Australia’s Education Revolution: How Kevin Rudd won and lost the education wars
Dr Kevin Donnelly
Price: $29.95 rrp
During the lead up to the 2007 federal election, Kevin Rudd’s promise of an education revolution was centre stage and a vote winner for the ALP opposition.
Copying the Howard Government’s education agenda, Rudd promised a back to basics approach to the curriculum, schools and teachers being held accountable for performance and continued funding to non-government schools.
Whether a national curriculum, national testing, national teacher registration, holding schools accountable or merit-based pay for teachers, the reality is that state and territory schools are being radically transformed.
Is Rudd’s education revolution successful and will standards improve?
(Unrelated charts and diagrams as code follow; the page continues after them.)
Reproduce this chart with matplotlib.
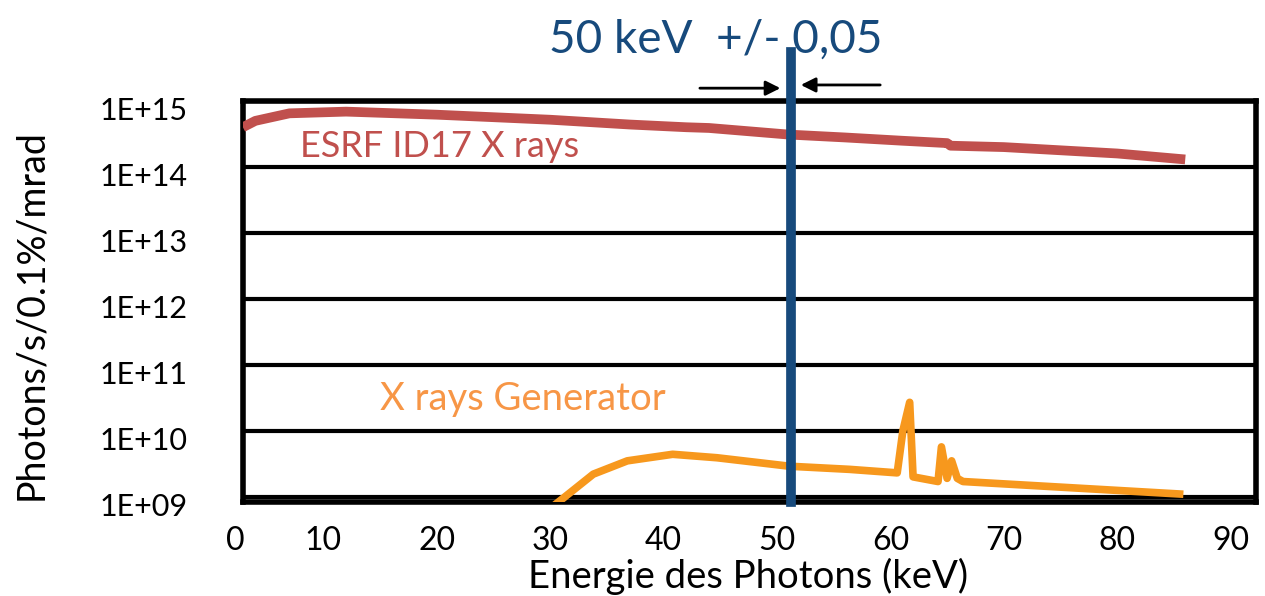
import matplotlib.pyplot as plt
from matplotlib.ticker import NullLocator
from matplotlib.transforms import ScaledTranslation

plt.rcParams['font.family'] = ['Lato', 'DejaVu Sans']

# ESRF ID17 synchrotron spectrum (keV, photons/s/0.1%/mrad)
esrf_kev = [2.9, 4.0, 7.0, 12.0, 20.0, 30.0, 37.0, 42.0, 44.0, 51.0, 56.0, 61.0, 65.0, 65.3, 70.0, 80.0, 86.0]
esrf_flux = [4.0e14, 5.0e14, 6.5e14, 6.9e14, 6.2e14, 5.2e14, 4.4e14, 4.0e14, 3.9e14, 3.1e14,
             2.8e14, 2.5e14, 2.3e14, 2.1e14, 2.0e14, 1.6e14, 1.3e14]

# X ray tube generator spectrum
gen_kev = [30.4, 33.8, 36.8, 40.8, 44.7, 51.1, 56.4, 60.6, 61.1, 61.7, 62.0, 64.2, 64.5, 65.0,
           65.4, 65.9, 66.4, 85.5]
gen_flux = [7.5e8, 2.2e9, 3.5e9, 4.4e9, 3.9e9, 2.9e9, 2.6e9, 2.3e9, 1.0e10, 2.7e10, 2.0e9,
            1.7e9, 5.7e9, 1.9e9, 3.5e9, 1.9e9, 1.7e9, 1.1e9]

selected_kev = 51.2
x_ticks = [10, 20, 30, 40, 50, 60, 70, 80, 90]
y_ticks = [1e9, 1e10, 1e11, 1e12, 1e13, 1e14, 1e15]
y_labels = ['1E+09', '1E+10', '1E+11', '1E+12', '1E+13', '1E+14', '1E+15']

fig = plt.figure(figsize=(12.65, 5.96), dpi=100)
ax = fig.add_axes([243 / 1265, 94 / 596, 1013 / 1265, 401 / 596])

ax.plot(esrf_kev, esrf_flux, color='#C0504D', lw=7, solid_capstyle='butt', zorder=3)
ax.plot(gen_kev, gen_flux, color='#F7981D', lw=5.5, solid_joinstyle='round', zorder=3)
ax.axvline(selected_kev, ymin=0, ymax=(502 - 52) / 401, color='#174A7C', lw=7,
           clip_on=False, zorder=4)

ax.set_yscale('log')
ax.set_xlim(2.91, 92.24)
ax.set_ylim(10 ** 8.92, 10 ** 14.98)
ax.set_yticks(y_ticks)
ax.set_yticklabels(y_labels)
ax.yaxis.set_minor_locator(NullLocator())
ax.set_xticks(x_ticks)
ax.set_xticklabels([str(v) for v in x_ticks])
ax.tick_params(axis='y', length=0, pad=40, labelsize=22)
ax.tick_params(axis='x', length=0, pad=17, labelsize=23)
for lab in ax.get_yticklabels():
    lab.set_transform(lab.get_transform() + ScaledTranslation(0, -8 / 100, fig.dpi_scale_trans))

ax.yaxis.grid(True, color='black', lw=3)
ax.set_axisbelow(True)
for sp in ax.spines.values():
    sp.set_linewidth(4)
    sp.set_color('black')

# the "0" label sits left of the plotting box
ax.annotate('0', xy=(2.2, 0), xycoords=('data', 'axes fraction'), xytext=(0, -17),
            textcoords='offset points', ha='center', va='top', fontsize=23, annotation_clip=False)

fig.text(748 / 1265, (596 - 588) / 596, 'Energie des Photons (keV)', ha='center', va='baseline', fontsize=27.5)
fig.text(31 / 1265, (596 - 315) / 596, 'Photons/s/0.1%/mrad', rotation=90, ha='center', va='center', fontsize=27)

fig.text(300 / 1265, (596 - 157) / 596, 'ESRF ID17 X rays', color='#C0504D', ha='left', va='baseline', fontsize=26)
fig.text(380 / 1265, (596 - 410) / 596, 'X rays Generator', color='#F79646', ha='left', va='baseline', fontsize=27.5)
fig.text(549 / 1265, (596 - 53) / 596, '50 keV  +/- 0,05', color='#174A7C', ha='left', va='baseline', fontsize=33)

arrow = dict(arrowstyle='-|>', color='black', lw=2, mutation_scale=22, shrinkA=0, shrinkB=0)
ax.annotate('', xy=(50.3, 1.032), xytext=(43.2, 1.032), xycoords=('data', 'axes fraction'),
            arrowprops=arrow, annotation_clip=False)
ax.annotate('', xy=(52.1, 1.04), xytext=(59.1, 1.04), xycoords=('data', 'axes fraction'),
            arrowprops=arrow, annotation_clip=False)

fig.savefig('out.png', dpi=100)
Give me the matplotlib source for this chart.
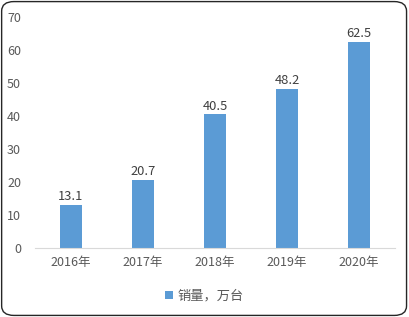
import matplotlib
matplotlib.use('Agg')
import matplotlib.pyplot as plt
from matplotlib.patches import FancyBboxPatch

plt.rcParams['font.family'] = ['Noto Sans CJK SC', 'DejaVu Sans']

years = ['2016年', '2017年', '2018年', '2019年', '2020年']
sales = [13.1, 20.7, 40.5, 48.2, 62.5]
series_name = '销量，万台'

bar_color = '#5B9BD5'
text_color = '#595959'

fig = plt.figure(figsize=(4.09, 3.17), dpi=100)
ax = fig.add_axes([0.0856, 0.2177, 0.880, 0.7283])

x = range(len(years))
bars = ax.bar(x, sales, width=0.31, color=bar_color, label=series_name)
for xi, v in zip(x, sales):
    ax.text(xi, v + 0.5, f'{v}', ha='center', va='bottom', fontsize=9.3, color='#404040')

ax.set_xlim(-0.5, len(years) - 0.5)
ax.set_ylim(0, 70)
ax.set_yticks(range(0, 71, 10))
ax.set_xticks(list(x))
ax.set_xticklabels(years)
ax.tick_params(axis='both', length=0, labelsize=9, colors=text_color)
ax.tick_params(axis='y', pad=10)
ax.tick_params(axis='x', pad=6)
for side in ['top', 'right', 'left']:
    ax.spines[side].set_visible(False)
ax.spines['bottom'].set_color('#D9D9D9')

leg = fig.legend(handles=[bars], labels=[series_name], loc='center',
                 bbox_to_anchor=(0.5, 0.066), frameon=False, fontsize=9.5,
                 handlelength=0.6, handleheight=0.6, handletextpad=0.3)
for t in leg.get_texts():
    t.set_color(text_color)

border = FancyBboxPatch((0.004, 0.005), 0.99, 0.99, boxstyle='round,pad=0,rounding_size=0.03',
                        transform=fig.transFigure, fill=False, edgecolor='#262626', linewidth=1.0)
fig.patches.append(border)

fig.savefig('out.png', dpi=100)
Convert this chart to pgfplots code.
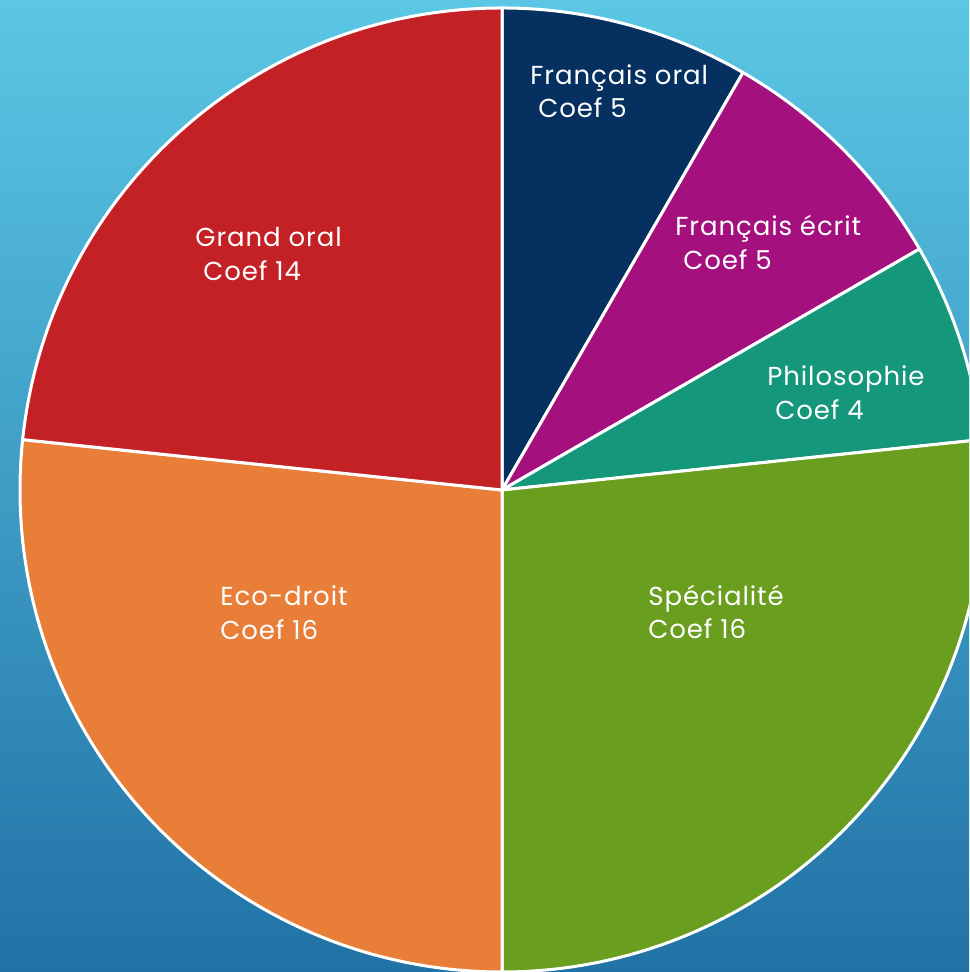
\documentclass[border=0pt]{standalone}
\usepackage{pgfplots}
\usepackage{pgfplotstable}
\pgfplotsset{compat=1.18}
\usepackage{fontspec}
\setmainfont{Poppins}[LetterSpace=3.5]

\definecolor{bgtop}{HTML}{5BC7E4}
\definecolor{bgbot}{HTML}{2172A6}
\definecolor{c0}{HTML}{06305F}
\definecolor{c1}{HTML}{A4117F}
\definecolor{c2}{HTML}{15977B}
\definecolor{c3}{HTML}{6A9E1F}
\definecolor{c4}{HTML}{E87E38}
\definecolor{c5}{HTML}{C32126}

% coefficients, clockwise from the top
\pgfplotstableread[col sep=comma]{
name,coef
Français oral,5
Français écrit,5
Philosophie,4
Spécialité,16
Eco-droit,16
Grand oral,14
}\piedata

\begin{document}
\begin{tikzpicture}[
    lbl/.style={font=\fontsize{13}{15}\selectfont, text=white, inner sep=0pt, anchor=base west},
  ]
\useasboundingbox (0,0) rectangle (484.5pt,486pt);
\clip (0,0) rectangle (484.5pt,486pt);
\begin{axis}[
    scale only axis,
    width=484.5pt, height=486pt,
    xmin=0, xmax=969, ymin=0, ymax=972,
    hide axis,
    clip=false,
  ]
  \shade[top color=bgtop, bottom color=bgbot] (axis cs:0,0) rectangle (axis cs:969,972);

  \pgfplotstablegetrowsof{\piedata}
  \pgfmathtruncatemacro\nrows{\pgfplotsretval-1}
  \def\total{0}
  \pgfplotsforeachungrouped \i in {0,...,\nrows}{%
    \pgfplotstablegetelem{\i}{coef}\of\piedata
    \pgfmathsetmacro\total{\total+\pgfplotsretval}%
  }
  \pgfmathsetmacro\step{360/\total}
  \def\cum{0}
  \pgfplotsforeachungrouped \i in {0,...,\nrows}{%
    \pgfplotstablegetelem{\i}{coef}\of\piedata
    \pgfmathsetmacro\sa{90-\step*\cum}%
    \pgfmathsetmacro\cum{\cum+\pgfplotsretval}%
    \pgfmathsetmacro\sb{90-\step*\cum}%
    \edef\temp{\noexpand\fill[fill=c\i, draw=white, line width=1.5pt, line join=round]
      (axis cs:502,482) -- ++(\sa:241pt) arc[start angle=\sa, end angle=\sb, radius=241pt] -- cycle;}%
    \temp
  }

  % labels (pixel x, 972 - baseline y)
  \node[lbl] at (axis cs:530,887) {Français oral};
  \node[lbl] at (axis cs:538,854) {Coef 5};
  \node[lbl] at (axis cs:675,736) {Français écrit};
  \node[lbl] at (axis cs:683,702) {Coef 5};
  \node[lbl] at (axis cs:767,586) {Philosophie};
  \node[lbl] at (axis cs:775,552) {Coef 4};
  \node[lbl] at (axis cs:648,366) {Spécialité};
  \node[lbl] at (axis cs:648,333) {Coef 16};
  \node[lbl] at (axis cs:220,366) {Eco-droit};
  \node[lbl] at (axis cs:220,332) {Coef 16};
  \node[lbl] at (axis cs:195,725) {Grand oral};
  \node[lbl] at (axis cs:203,691) {Coef 14};
\end{axis}
\end{tikzpicture}
\end{document}
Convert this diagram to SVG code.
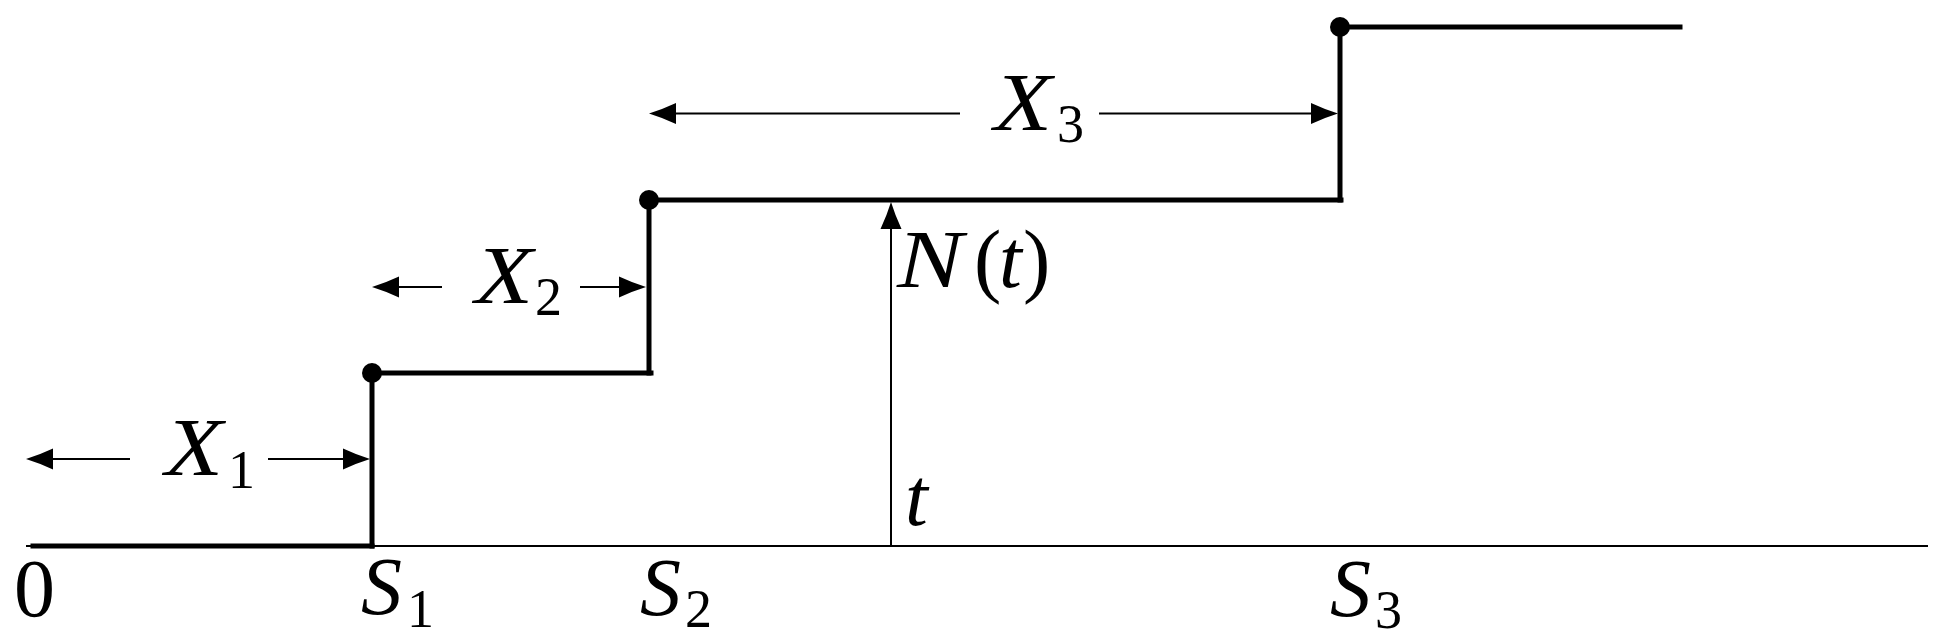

Based on the last 12 months the answer is ‘no’.
The cost of the computer program has blown out by millions, the waste and mismanagement of the school infrastructure program is being investigated by the Auditor-General and schools are losing their independence and being micro-managed by Canberra.
The very changes needed to raise standards, like school vouchers where the money follows the child and more parents can choose non-government schools and giving schools the autonomy and flexibility to get on with the job, are denied and the danger is that nothing will improve.
This collection of opinion pieces, primarily taken from The Australian newspaper, traces the rise and fall of Rudd's education revolution and provides a detailed account of Australia's education wars. Issues include school accountability and league tables, teacher merit pay, why Catholic and independent schools should be funded by the government, why standards have fallen and the impact of Australia's dumbed down and politically correct curriculum. Dr Donnelly also details what needs to be done to have a real education revolution, including how to strengthen government schools.
Dr Kevin Donnelly is Director of Education Standards Institute (ESI) and one of Australia’s leading education commentators and authors. Kevin taught for 18 years in secondary schools, writes regularly for Australia’s print media, including The Australian and The Courier-Mail, and appears on radio and TV.